Senate Majority Leader Mitch McConnell says the Budget Control Act, which imposed spending caps that both parties have complained about, may not survive the 115th Congress.
In a Wednesday interview with the Washington Examiner, McConnell said lawmakers are in talks to increase defense spending, a move that would bust budget caps imposed by the 2011 law and lead to demands by Democrats to increase domestic spending as well.
When asked if the caps would be in place at the end of the year, McConnell said, “That’s a good question.”
The law, also known as budget sequestration, calls for about $984 billion in cuts to all discretionary spending, including defense, every year through fiscal 2021. But Democrats and many Republicans hate it, and say the across-the-board reductions essentially take a hatchet to the federal budget without regard to which programs might be more valuable than others.
Defense hawks say the law has undermined the strength of the military, even though each year lawmakers have shuffled around funding to boost the Pentagon’s budget without busting the cap.

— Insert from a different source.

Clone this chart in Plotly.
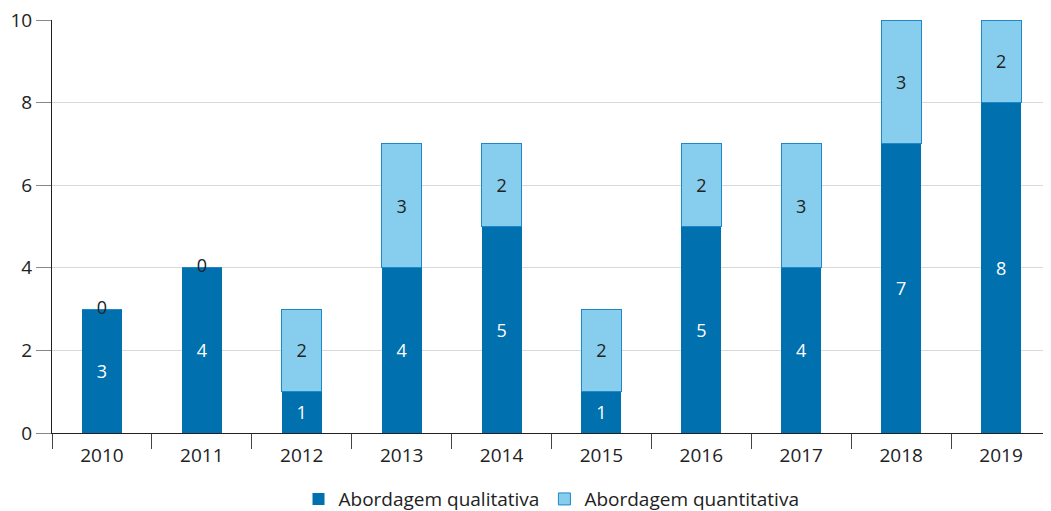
import plotly.graph_objects as go

years = ["2010", "2011", "2012", "2013", "2014", "2015", "2016", "2017", "2018", "2019"]
qualitativa = [3, 4, 1, 4, 5, 1, 5, 4, 7, 8]
quantitativa = [0, 0, 2, 3, 2, 2, 2, 3, 3, 2]

dark = "#0070AF"
light = "#87CEEE"
light_edge = "#1E88C8"
font = "Open Sans"
fs = 19
fsb = 18

fig = go.Figure()
fig.add_trace(go.Bar(
    x=years, y=qualitativa, name="Abordagem qualitativa",
    marker=dict(color=dark, line=dict(color=dark, width=0)),
    text=[str(v) for v in qualitativa], textposition="inside", insidetextanchor="middle",
    textfont=dict(color="white", size=fsb, family=font), width=0.4,
))
fig.add_trace(go.Bar(
    x=years, y=quantitativa, name="Abordagem quantitativa",
    marker=dict(color=light, line=dict(color=light_edge, width=1)),
    text=[str(v) if v > 0 else "" for v in quantitativa], textposition="inside", insidetextanchor="middle",
    textfont=dict(color="#222222", size=fsb, family=font), width=0.4,
))
# zero-value labels sitting on top of the stack
zx = [y for y, q in zip(years, quantitativa) if q == 0]
zy = [a + b for a, b, in zip(qualitativa, quantitativa) if b == 0]
fig.add_trace(go.Scatter(
    x=zx, y=zy, mode="text", text=["0"] * len(zx), textposition="middle center",
    textfont=dict(color="#222222", size=fsb, family=font), showlegend=False, hoverinfo="skip",
))

fig.update_layout(
    barmode="stack",
    width=1043, height=503,
    margin=dict(l=44, r=0, t=12, b=78, autoexpand=False),
    plot_bgcolor="white", paper_bgcolor="white",
    font=dict(family=font, size=fs, color="#222222"),
    legend=dict(orientation="h", x=0.5, xanchor="center", y=-0.114, yanchor="top",
                font=dict(size=fs), itemwidth=30, traceorder="normal"),
    xaxis=dict(type="category", showgrid=False, showline=True, linecolor="#222222", linewidth=1,
               ticks="outside", tickson="boundaries", ticklen=15, tickcolor="#444444",
               tickfont=dict(size=fs), automargin=False, ticklabelstandoff=5),
    yaxis=dict(range=[0, 10], dtick=2, showgrid=True, gridcolor="#D9D9D9", gridwidth=1,
               showline=True, linecolor="#222222", linewidth=1, zeroline=False,
               ticks="outside", ticklen=15, tickcolor="#888888", tickfont=dict(size=fs),
               automargin=False, ticklabeloverflow="allow"),
)
fig.write_html("out.html")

Democrats are equally eager to bolster spending on domestic programs and would insist on parity with any boost in military funding this year, further endangering the spending cap.
McConnell didn’t rule out another attempt to increase funds for the military and stay under the cap.
“I think there is a desire to increase defense spending,” McConnell told the Washington Examiner. “And exactly how that is done compared to the domestic side and to the Budget Control Act is under discussion.”